Manufacturing Efficiency
PGIPL's operational efficiency was severely hampered by weather, losing approximately 26% of available working days in Q2 FY26 due to heavy rains.
Strategic Growth
Growth Strategy
The company is pursuing a Composite Scheme of Arrangement to streamline its corporate structure. Growth is targeted through its diversified subsidiaries including Almondz Global Securities (market operations) and Almondz Finanz (lending), while managing industrial volatility in subsidiaries like PGIPL.
Products & Services
Investment banking, stock broking, debt and equity market operations, NBFC financing, healthcare services, and industrial manufacturing (via PGIPL).
Brand Portfolio
Avonmore, Almondz.
Strategic Alliances
The group operates through a network of subsidiaries including Almondz Global Securities Ltd, Acrokx Reality Pvt Ltd, and Almondz Finanz Ltd.
External Factors
Industry Trends
The financial services industry is shifting toward consolidated corporate structures for better regulatory compliance and capital efficiency, evidenced by Avonmore's pending Scheme of Arrangement.
Competitive Landscape
Competes with other diversified financial services firms and NBFCs in the Indian market.
Competitive Moat
The company maintains a diversified financial services moat through its subsidiaries (Almondz), providing a mix of fee-based and fund-based income, though this is susceptible to market cycles and environmental disruptions.
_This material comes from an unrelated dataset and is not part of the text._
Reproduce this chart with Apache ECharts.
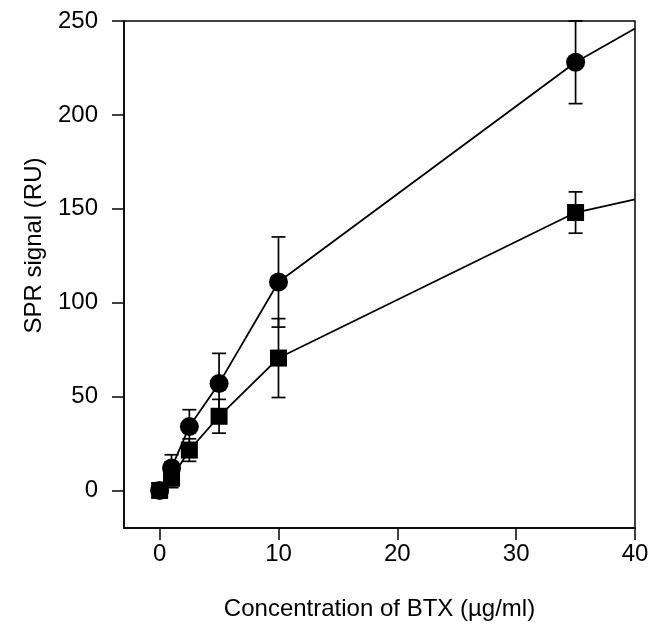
<!DOCTYPE html>
<html>
<head>
<meta charset="utf-8">
<script src="https://cdn.jsdelivr.net/npm/echarts@6/dist/echarts.min.js"></script>
<style>
html,body{margin:0;padding:0;background:#fff;}
#chart{width:663px;height:628px;}
</style>
</head>
<body>
<div id="chart"></div>
<script>
// Concentrations of BTX (µg/ml)
const concentrations = [0, 1, 2.5, 5, 10, 35];
// Circle series (upper)
const circleValues = [0, 12, 34, 57, 111, 228];
const circleErrors = [0, 7, 9, 16, 24, 22];
// Square series (lower)
const squareValues = [0, 6.5, 21.5, 39.5, 70.5, 148];
const squareErrors = [0, 5, 6, 9, 21, 11];
// Curve continuation to the axis end
const curveEndX = 40;
const circleCurveEnd = 246;
const squareCurveEnd = 155;
// Tick labels
const xTicks = [0, 10, 20, 30, 40];
const yTicks = [0, 50, 100, 150, 200, 250];

const fontFamily = '"Liberation Sans", Arial, sans-serif';

function pts(xs, ys) { return xs.map((x, i) => [x, ys[i]]); }
function errData(xs, ys, es) { return xs.map((x, i) => [x, ys[i] - es[i], ys[i] + es[i]]); }

const circleLine = pts(concentrations, circleValues).concat([[curveEndX, circleCurveEnd]]);
const squareLine = pts(concentrations, squareValues).concat([[curveEndX, squareCurveEnd]]);

function renderErr(params, api) {
  const x = api.value(0);
  const lo = api.coord([x, api.value(1)]);
  const hi = api.coord([x, api.value(2)]);
  const cap = 7;
  const style = { stroke: '#000', lineWidth: 1.7 };
  if (Math.abs(hi[1] - lo[1]) < 1) return { type: 'group', children: [] };
  return {
    type: 'group',
    children: [
      { type: 'line', shape: { x1: lo[0], y1: lo[1], x2: hi[0], y2: hi[1] }, style: style },
      { type: 'line', shape: { x1: lo[0] - cap, y1: lo[1], x2: lo[0] + cap, y2: lo[1] }, style: style },
      { type: 'line', shape: { x1: hi[0] - cap, y1: hi[1], x2: hi[0] + cap, y2: hi[1] }, style: style }
    ]
  };
}

const chart = echarts.init(document.getElementById('chart'), null, { renderer: 'canvas' });
chart.setOption({
  animation: false,
  backgroundColor: '#fff',
  grid: {
    left: 124, right: 28, top: 21, bottom: 100,
    show: true, borderColor: '#000', borderWidth: 1.5, backgroundColor: 'transparent'
  },
  xAxis: {
    type: 'value', min: -3, max: 40,
    name: 'Concentration of BTX (\u00b5g/ml)',
    nameLocation: 'middle', nameGap: 69,
    nameTextStyle: { color: '#000', fontSize: 24, fontFamily: fontFamily },
    axisLine: { show: true, onZero: false, lineStyle: { color: '#000', width: 1.5 } },
    axisTick: { show: true, inside: false, length: 12, customValues: xTicks, lineStyle: { color: '#000', width: 1.5 } },
    axisLabel: { customValues: xTicks, margin: 14, color: '#000', fontSize: 24, fontFamily: fontFamily },
    splitLine: { show: false }
  },
  yAxis: {
    type: 'value', min: -20, max: 250,
    name: 'SPR signal (RU)',
    nameLocation: 'middle', nameGap: 78, nameRotate: 90,
    nameTextStyle: { color: '#000', fontSize: 24, fontFamily: fontFamily, padding: [0, 0, 0, 58] },
    axisLine: { show: true, onZero: false, lineStyle: { color: '#000', width: 1.5 } },
    axisTick: { show: true, inside: false, length: 12, customValues: yTicks, lineStyle: { color: '#000', width: 1.5 } },
    axisLabel: { customValues: yTicks, margin: 26, color: '#000', fontSize: 24, fontFamily: fontFamily },
    splitLine: { show: false }
  },
  series: [
    { name: 'circle curve', type: 'line', data: circleLine, showSymbol: false, symbol: 'none',
      lineStyle: { color: '#000', width: 1.8 }, z: 1, silent: true },
    { name: 'square curve', type: 'line', data: squareLine, showSymbol: false, symbol: 'none',
      lineStyle: { color: '#000', width: 1.8 }, z: 1, silent: true },
    { name: 'circle error', type: 'custom', renderItem: renderErr,
      data: errData(concentrations, circleValues, circleErrors), z: 2, silent: true },
    { name: 'square error', type: 'custom', renderItem: renderErr,
      data: errData(concentrations, squareValues, squareErrors), z: 2, silent: true },
    { name: 'circle', type: 'scatter', data: pts(concentrations, circleValues),
      symbol: 'circle', symbolSize: 19, itemStyle: { color: '#000', opacity: 1 }, z: 3 },
    { name: 'square', type: 'scatter', data: pts(concentrations, squareValues),
      symbol: 'rect', symbolSize: 17, itemStyle: { color: '#000', opacity: 1 }, z: 4 }
  ]
});
</script>
</body>
</html>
Macro Economic Sensitivity
Highly sensitive to capital market performance, which dictates 'Fees and Commission' income (83.3% of Q2 revenue) and fair value gains on investments.
Regulatory & Governance
Industry Regulations
Operations are governed by the Companies Act 2013 and Ind-AS accounting standards. The pending Composite Scheme of Arrangement requires approval from Stock Exchanges and other regulatory bodies.
Taxation Policy Impact
The company provided for current tax of INR 0.63 Cr for the half-year ended Sept 30, 2025.
Legal Contingencies
The company has a pending Composite Scheme of Arrangement filed with Stock Exchanges. A proposed preferential issue of equity shares was withdrawn specifically to avoid legal/regulatory complications regarding capital structure changes during this approval period.
Risk Analysis
Key Uncertainties
Regulatory risk regarding the approval of the Scheme of Arrangement and environmental risk (weather-related shutdowns) which recently reduced subsidiary profits by 65% QoQ (INR 3.67 Cr vs INR 10.55 Cr).
Credit & Counterparty Risk
Finance activities segment assets stand at INR 91.75 Cr, representing significant credit exposure to borrowers through its NBFC arm.